All the rats are named Thomas, and they sometimes sing to me even though they're all dead. They sound like James Earl Jones on helium and usually sing about Baba Yaga working at the DMV.
Show us a Christmas picture of you as a child. Please!!!
I make jokes in even the most inappropriate situations. At my grandfather's funeral, I told jokes. I was supposed to read a Psalm.
Hilariously true.
Mist1-
Now that's funny!
Robmcj,
I only speak truth...yea right!
*hanging my head in shame* I have been so remiss in my blog reading...
These are soo great...what a great collection of common weirdnesses we all have....so many things about us all that are unique yet similar....
rock on darlin'
Wow. Well, first off Poly, your post was hilarious. As the wife of the gemini I affectionately refer to as Dr. Jeckyll and Mr. Hyde, I laughed out loud when you said that you believe that you get what you give. Are you my husband?!
He says the same thing ALL the time. So when I'm fed up with it I tell him that yes, this is why I treat him like shit, so he'd better start giving a little more. ;) (Mostly kidding -- I have in fact said this to him before.)

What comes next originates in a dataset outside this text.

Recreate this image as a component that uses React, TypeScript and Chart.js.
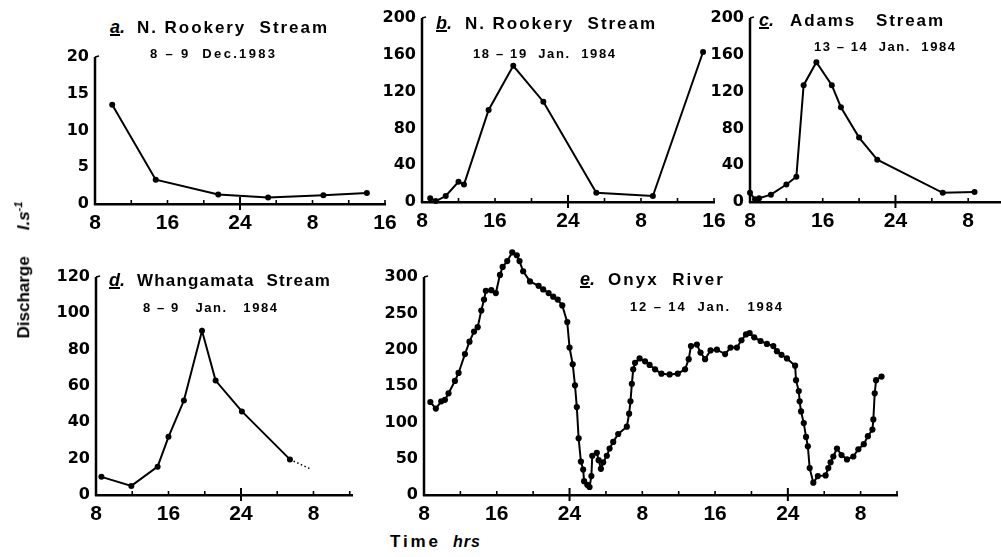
import React, { useEffect, useLayoutEffect, useRef } from "react";
import { Chart, registerables } from "chart.js";
Chart.register(...registerables);

// ---------------- data (hours from 0:00 of first day; flow in l/s) ----------------
const rookeryDecHours = [9.9, 14.7, 21.6, 27.1, 33.2, 38.0];
const rookeryDecFlow = [13.5, 3.3, 1.3, 0.9, 1.2, 1.5];

const rookeryJanHours = [8.9, 9.5, 10.6, 12.0, 12.6, 15.3, 18.0, 21.3, 27.1, 33.3, 38.8];
const rookeryJanFlow = [4, 1, 6.5, 22, 19, 100, 148, 109, 10, 6.5, 163];

const adamsHours = [8.0, 8.55, 9.0, 10.3, 12.0, 13.1, 13.9, 15.3, 17.0, 18.0, 20.0, 22.0, 29.2, 32.7];
const adamsFlow = [10, 3, 4, 8, 19, 27.5, 127, 152, 127, 103, 70, 46, 10, 11];

const whangHours = [8.6, 11.9, 14.8, 16.0, 17.7, 19.7, 21.2, 24.1, 29.4];
const whangFlow = [10, 5, 15.6, 32, 52, 90.4, 63, 46, 19.6];
const whangTailHours = [29.4, 31.8];
const whangTailFlow = [19.6, 14];

const onyxHours = [8.7, 9.3, 9.9, 10.3, 10.7, 11.4, 11.8, 12.5, 13.0, 13.5, 13.9, 14.3, 14.6, 14.8, 15.4, 15.9,
  16.35, 16.65, 17.15, 17.7, 18.2, 18.5, 18.9, 19.65, 20.6, 21.1, 21.7, 22.2, 22.7, 23.2, 23.75, 24.0, 24.35,
  24.6, 24.8, 25.0, 25.25, 25.5, 25.6, 25.95, 26.2, 26.4, 26.5, 27.0, 27.2, 27.45, 27.7, 28.1, 28.4, 28.8,
  29.35, 30.3, 30.55, 30.7, 30.85, 31.0, 31.2, 31.7, 32.3, 32.8, 33.4, 34.1, 35.0, 35.9, 36.7, 37.1, 37.35,
  38.0, 38.4, 38.9, 39.5, 40.2, 41.1, 41.7, 42.4, 42.9, 43.4, 43.8, 44.3, 45.0, 45.7, 46.4, 46.8, 47.3, 47.9,
  48.8, 48.9, 49.2, 49.3, 49.45, 49.75, 50.0, 50.2, 50.4, 50.8, 51.3, 52.15, 52.45, 52.7, 53.0, 53.4, 53.9,
  54.5, 55.2, 55.75, 56.35, 56.8, 57.3, 57.4, 57.55, 57.7, 58.3];
const onyxFlow = [128, 119, 129, 131, 140, 157, 168, 194, 211, 225, 231, 254, 269, 281, 282, 278,
  303, 314, 322, 334, 330, 322, 308, 294, 288, 283, 278, 273, 269, 261, 238, 203, 180,
  151, 121, 78, 46, 35, 19, 14, 11, 26, 54, 58, 48, 36, 45, 54, 64, 73,
  84, 94, 112, 129, 153, 173, 182, 188, 184, 179, 173, 167, 166, 167, 173, 187, 205,
  207, 196, 187, 199, 200, 194, 203, 203, 213, 221, 223, 217, 212, 208, 205, 198, 193, 188,
  178, 158, 143, 129, 115, 99, 80, 67, 37, 17, 26, 27, 37, 45, 53, 64, 55,
  49, 53, 63, 70, 81, 90, 104, 140, 158, 163];

const hourTicksAB = [8, 16, 24, 32, 40];
const hourTicksC = [8, 16, 24, 32];
const hourTicksD = [8, 16, 24, 32];
const hourTicksE = [8, 16, 24, 32, 40, 48, 56];
const flowTicksA = [0, 5, 10, 15, 20];
const flowTicksBC = [0, 40, 80, 120, 160, 200];
const flowTicksD = [0, 20, 40, 60, 80, 100, 120];
const flowTicksE = [0, 50, 100, 150, 200, 250, 300];

// ---------------- layout / style ----------------
const YW = 70, XH = 36, PR = 25, PT = 20;
const SANS = "'Liberation Sans', Arial, Helvetica, sans-serif";

type Series = { x: number[]; y: number[]; dotted?: boolean; r?: number };
type Panel = {
  id: string;
  area: { left: number; top: number; right: number; bottom: number };
  xMax: number; yMax: number; axisTop: number;
  xTicks: number[]; yTicks: number[];
  midnight: number[];
  series: Series[];
};

// area.top is the pixel of yMax; the drawn y-axis line stops at axisTop
const PANELS: Panel[] = [
  { id: "a", area: { left: 95, top: 57, right: 385, bottom: 204 }, xMax: 40, yMax: 20, axisTop: 20,
    xTicks: hourTicksAB, yTicks: flowTicksA, midnight: [24],
    series: [{ x: rookeryDecHours, y: rookeryDecFlow }] },
  { id: "b", area: { left: 422, top: 18, right: 714, bottom: 202 }, xMax: 40, yMax: 200, axisTop: 200,
    xTicks: hourTicksAB, yTicks: flowTicksBC, midnight: [24],
    series: [{ x: rookeryJanHours, y: rookeryJanFlow }] },
  { id: "c", area: { left: 750, top: 18, right: 1000, bottom: 202 }, xMax: 35.5, yMax: 200, axisTop: 200,
    xTicks: hourTicksC, yTicks: flowTicksBC, midnight: [24],
    series: [{ x: adamsHours, y: adamsFlow }] },
  { id: "d", area: { left: 96, top: 277, right: 352, bottom: 495 }, xMax: 36.25, yMax: 120, axisTop: 120,
    xTicks: hourTicksD, yTicks: flowTicksD, midnight: [24],
    series: [{ x: whangHours, y: whangFlow }, { x: whangTailHours, y: whangTailFlow, dotted: true }] },
  { id: "e", area: { left: 424, top: 248, right: 897, bottom: 495 }, xMax: 60, yMax: 340, axisTop: 300,
    xTicks: hourTicksE, yTicks: flowTicksE, midnight: [24, 48],
    series: [{ x: onyxHours, y: onyxFlow, r: 3.1 }] },
];

const hourLabel = (v: number) => {
  const m = v % 24;
  return String(m === 0 ? 24 : m);
};

const axesAndTicks = {
  id: "axesAndTicks",
  afterDraw(chart: any, _args: any, opts: any) {
    const { ctx, scales, chartArea } = chart;
    const x = scales.x;
    const y = scales.y;
    const base = chartArea.bottom;
    const left = chartArea.left;
    const top = y.getPixelForValue(opts.axisTop);
    ctx.save();
    ctx.strokeStyle = "#000";
    // y axis line
    ctx.lineWidth = 2.5;
    ctx.beginPath();
    ctx.moveTo(left, base + 1);
    ctx.lineTo(left, top);
    ctx.stroke();
    // small hook at top of y axis
    ctx.lineWidth = 1.6;
    ctx.beginPath();
    ctx.moveTo(left, top);
    ctx.lineTo(left + 4, top - 1);
    ctx.stroke();
    // minor ticks, pointing up
    for (const v of opts.minor || []) {
      const px = x.getPixelForValue(v);
      ctx.beginPath();
      ctx.moveTo(px, base);
      ctx.lineTo(px, base - 4);
      ctx.stroke();
    }
    // midnight ticks, crossing the axis
    ctx.lineWidth = 2;
    for (const v of opts.major || []) {
      const px = x.getPixelForValue(v);
      ctx.beginPath();
      ctx.moveTo(px, base + 6);
      ctx.lineTo(px, base - 7);
      ctx.stroke();
    }
    ctx.restore();
  },
};

function PanelChart({ p }: { p: Panel }) {
  const ref = useRef<HTMLCanvasElement>(null);
  const W = p.area.right - p.area.left + YW + PR;
  const H = p.area.bottom - p.area.top + PT + XH;
  useEffect(() => {
    const minor: number[] = [];
    for (let v = 12; v <= p.xMax + 0.01; v += 4) if (!p.midnight.includes(v)) minor.push(v);
    const chart = new Chart(ref.current as HTMLCanvasElement, {
      type: "line",
      data: {
        datasets: p.series.map((s) => ({
          data: s.x.map((h, i) => ({ x: h, y: s.y[i] })),
          borderColor: "#000",
          borderWidth: s.dotted ? 1.5 : 2,
          borderDash: s.dotted ? [1.5, 2.5] : [],
          pointRadius: s.dotted ? 0 : s.r ?? 3,
          pointBackgroundColor: "#000",
          pointBorderWidth: 0,
          tension: 0,
          clip: false as any,
        })),
      },
      options: {
        animation: false,
        responsive: false,
        devicePixelRatio: 1,
        events: [],
        layout: { padding: { top: PT, right: PR, left: 0, bottom: 0 } },
        plugins: {
          legend: { display: false },
          tooltip: { enabled: false },
          axesAndTicks: { minor, major: p.midnight, axisTop: p.axisTop },
        } as any,
        scales: {
          x: {
            type: "linear",
            min: 8,
            max: p.xMax,
            afterBuildTicks: (s: any) => { s.ticks = p.xTicks.map((v) => ({ value: v })); },
            afterFit: (s: any) => { s.height = XH; },
            grid: { display: false, drawTicks: false },
            border: { display: true, color: "#000", width: 2.5 },
            ticks: {
              color: "#000",
              padding: 7,
              autoSkip: false,
              maxRotation: 0,
              font: { family: "'Liberation Sans Narrow', 'Liberation Sans', Arial, sans-serif", size: 21, weight: "bold" },
              callback: (v: any) => hourLabel(Number(v)),
            },
          },
          y: {
            type: "linear",
            min: 0,
            max: p.yMax,
            afterBuildTicks: (s: any) => { s.ticks = p.yTicks.map((v) => ({ value: v })); },
            afterFit: (s: any) => { s.width = YW; },
            grid: { display: false, drawTicks: false },
            border: { display: false },
            ticks: {
              color: "#000",
              padding: 6,
              font: { family: "'DejaVu Sans', sans-serif", size: 16, weight: "bold" },
            },
          },
        },
      } as any,
      plugins: [axesAndTicks],
    });
    return () => chart.destroy();
  }, []);
  return (
    <canvas
      ref={ref}
      width={W}
      height={H}
      style={{ position: "absolute", left: p.area.left - YW, top: p.area.top - PT, width: W, height: H }}
    />
  );
}

function Label(props: { text: string; left: number; cy: number; width?: number; size: number; italic?: boolean }) {
  const { text, left, cy, width, size, italic } = props;
  const ref = useRef<HTMLDivElement>(null);
  useLayoutEffect(() => {
    const el = ref.current;
    if (!el || !width) return;
    el.style.letterSpacing = "0px";
    const w = el.getBoundingClientRect().width;
    const n = Array.from(text).length;
    el.style.letterSpacing = `${(width - w) / Math.max(1, n - 1)}px`;
  }, []);
  return (
    <div
      ref={ref}
      style={{
        position: "absolute", left, top: cy - size * 0.5, fontSize: size, lineHeight: `${size}px`,
        fontWeight: "bold", fontStyle: italic ? "italic" : "normal", fontFamily: SANS,
        whiteSpace: "pre", color: "#000",
      }}
    >
      {text}
    </div>
  );
}

function Letter({ ch, left, cy }: { ch: string; left: number; cy: number }) {
  return (
    <div style={{ position: "absolute", left, top: cy - 9, fontSize: 18, lineHeight: "18px", fontWeight: "bold",
      fontStyle: "italic", fontFamily: SANS, color: "#000" }}>
      <span style={{ textDecoration: "underline", textDecorationThickness: "2px" }}>{ch}</span>.
    </div>
  );
}

const TITLES = [
  { ch: "a", lx: 110, cy: 27, name: "N. Rookery  Stream", nx: 137, nw: 190, sub: "8 \u2013 9  Dec.1983", sx: 150, sw: 125, scy: 53 },
  { ch: "b", lx: 436, cy: 23, name: "N. Rookery  Stream", nx: 465, nw: 190, sub: "18 \u2013 19  Jan.  1984", sx: 473, sw: 142, scy: 53 },
  { ch: "c", lx: 759, cy: 20, name: "Adams   Stream", nx: 790, nw: 153, sub: "13 \u2013 14  Jan.  1984", sx: 814, sw: 141, scy: 46 },
  { ch: "d", lx: 109, cy: 280, name: "Whangamata  Stream", nx: 137, nw: 193, sub: "8 \u2013 9   Jan.   1984", sx: 143, sw: 134, scy: 307 },
  { ch: "e", lx: 580, cy: 279, name: "Onyx  River", nx: 608, nw: 115, sub: "12 \u2013 14  Jan.   1984", sx: 630, sw: 152, scy: 306 },
];

export default function App() {
  return (
    <div style={{ position: "fixed", left: 0, top: 0, width: 1001, height: 557, overflow: "hidden", background: "#fff" }}>
      {PANELS.map((p) => <PanelChart key={p.id} p={p} />)}
      {TITLES.map((t) => (
        <React.Fragment key={t.ch}>
          <Letter ch={t.ch} left={t.lx} cy={t.cy} />
          <Label text={t.name} left={t.nx} cy={t.cy} width={t.nw} size={17} />
          <Label text={t.sub} left={t.sx} cy={t.scy} width={t.sw} size={13} />
        </React.Fragment>
      ))}
      <div
        style={{
          position: "absolute", left: 21, top: 270, transform: "translate(-50%, -50%) rotate(-90deg)",
          whiteSpace: "nowrap", fontFamily: SANS, fontWeight: "bold", fontSize: 17, lineHeight: "17px", color: "#000",
        }}
      >
        Discharge
        <span style={{ fontStyle: "italic", marginLeft: 26 }}>
          l.s<sup style={{ fontSize: 11 }}>-1</sup>
        </span>
      </div>
      <Label text="Time" left={390} cy={541} width={48} size={17} />
      <Label text="hrs" left={453} cy={542} width={27} size={16} italic />
    </div>
  );
}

He also has held more jobs that he could possibly remember -- usually simultaneously, as you have, and quite a few in radio, sales, teaching, etc. As a musician, he also likes to tell people that he has been in over 100 bands -- as if that's a good thing.
With him, I've learned that the worst thing he can think to call someone is "boring." God forbid that anyone should/would bore him.
The upside is that incredible wit, amazing intelligence and a life that constantly keeps me on my toes. Thanks for the smile and for stopping by my little corner of the blogosphere. Dan's blog rocks the house and has helped me change my own career bath to that of becoming a Zen Buddhist monk.
p.s. Thank you for not scaring me the way Dan did. His nipple post creeped me out. :)
I found your list not to be the slightest bit weird. Maybe because the list sounds like me. If I couldn't laugh about life I am sure by now I would be in a padded room somewhere. Although sometimes I crack jokes and laugh at all the wrong times. Who doesn't make there bed as soon as their feet touch their floor? I thought everyone did.
Thanks for the giggles today, I really enjoyed your blog.
I can't relate to the bedmaking thing personally because I never have had that problem, but oh how you reminded me of my one gemini boyfriend who went from aspiring rap artist to security guard to natural healer all in one year.
At least you are probably skilled at getting along with so many people and I can only imagine the breadth and depth of stories you can tell us.
Wait, maybe you are that boyfriend...I never knew what happened to him. (Just kidding, I think.)